Sheriff to gov.: Help fight ‘addiction crisis’
Franklin County Sheriff Christopher Donelan,of Orange, in a file photo in his office at the Franklin County Jail and House of Correction in Greenfield.
GREENFIELD — Pointing to the Vermont governor’s recent stance on the growing opiate problem in his state, Franklin County Sheriff Christopher Donelan has called on Gov. Deval Patrick to help with an intensifying addiction crisis in Franklin County and the North Quabbin region.
“I am writing to bring your attention to a public health emergency in Franklin County. Our small, rural county is being devastated with the scourge of heroin addiction,” Donelan opened the letter, dated Wednesday.
Baystate Franklin Medical Center’s emergency room treated nine heroin overdoses in the past weekend alone, and three young people have died since last Thursday in suspected heroin overdoses, Donelan wrote, calling the numbers alarming for a small community.
“I am writing to make you aware of a crisis building in our community and ask you to help by committing the Massachusetts Department of Public Health to assisting us as we share ideas to help families and addicts get the help they need,” Donelan wrote.
Franklin County cannot fight the crises alone, Donelan said in a release accompanying the letter Thursday.
“This will involve a multi-pronged approach including enforcement, treatment and intervention,” Donelan is quoted as saying. “None of this will be cheap and none of our towns can afford the cost of eradicating drug dealers, treating the addicted and supporting long term treatment. We will need help from the state.”
Gov. Peter Shumlin of Vermont recently devoted almost his entire State of the State address to the opiate problem in his state, and called in his budget proposal Wednesday for an additional $10 million in new spending on the problem, primarily for treatment and prevention, the Associated Press reports.
Like Shumlin, Donelan and other law enforcement and court officials in the county have expressed little faith in the deterrent effect of jailing addicts.
“In the long term, we need intervention and treatment,” Donelan said. “The Dept. of Public Health will be integral in helping us with that. We cannot arrest our way out of this problem.”
Calls to the governor’s office went unanswered late Thursday afternoon.
Local efforts are already under way
Donelan has strengthened addiction treatment programs in the Franklin County House of Correction, where he has said 80 percent of the inmates have substance abuse problems.
Northwestern District Attorney David Sullivan in the spring of 2013 established the multi-agency Anti-Crime Task Force, with money from the Community Innovation Challenge Grant Program. Opiate addiction was the stated first priority of the task force.
Later that year, Donelan, Sullivan and Franklin County Register of Probate and Family Court John F. Merrigan launched an Opiate Abuse Task Force. The ad-hoc group has met three times, bringing together dozens of area leaders and professionals interested in stopping the proliferation of the opiate problem in Franklin and Hampshire counties and the North Quabbin region.

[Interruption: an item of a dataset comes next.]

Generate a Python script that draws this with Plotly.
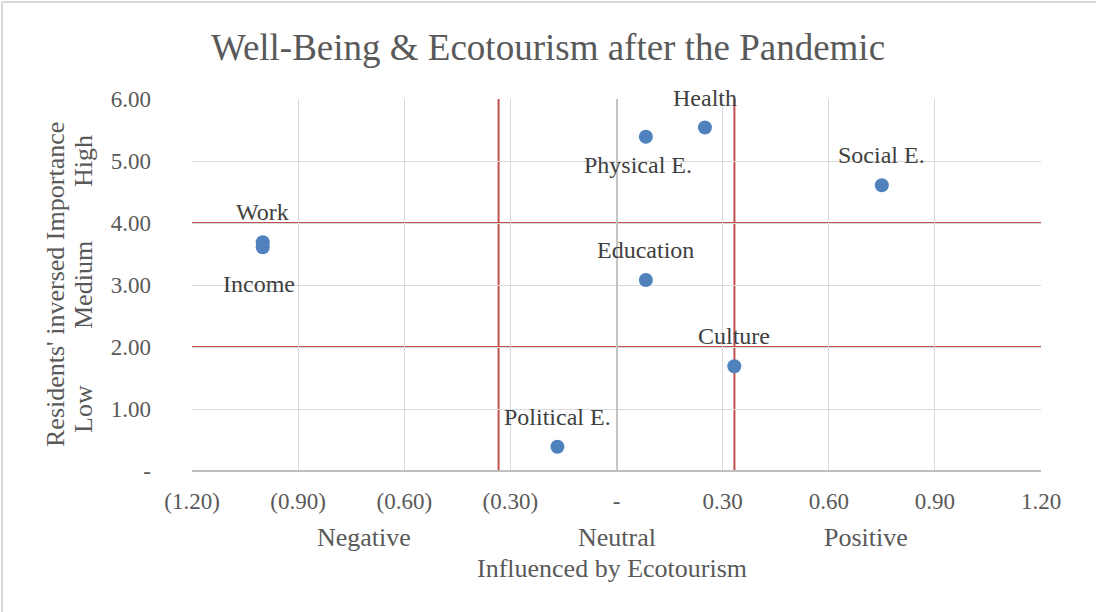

Merrigan hopes the court will be able to take a stronger role in connecting defendants in drug-related cases — he estimates it’s 80 to 90 percent of the Franklin County case load — with treatment programs.
Merrigan said Thursday he and other local court staff, with Sullivan, took advantage of a prescheduled video conference with the Massachusetts court administrators about the upcoming Franklin County Courthouse renovation to address the problem.
“We just kind of hammered home that we have this crisis upon us and asked for their support in terms of upping our resources in terms of probation staff,” Merrigan said. “We’re kind of doing an all out assault in terms of our efforts to get resources here.”
Medical and law enforcement professionals in Franklin County, as elsewhere, have identified a growing trend in young people and medical patients becoming addicted to prescription opioid painkillers, legitimately or illicitly. Once addicted, these users often transfer to heroin, which has a similar effect at a fraction of the cost and is now commonly pure enough to ingest by snorting or smoking, not only through the needles that may have scared off some users previously. Both heroin and painkillers such as Percocet and OxyContin carry the risk of overdose. Heroin carries an additional risk in that it is impossible for the buyer, and often the seller, to know what the drug has been mixed with and how pure it might be. An unexpectedly pure dose can be far more dangerous than one cut with baby powder, sweetener or other additives used by dealers to stretch their product.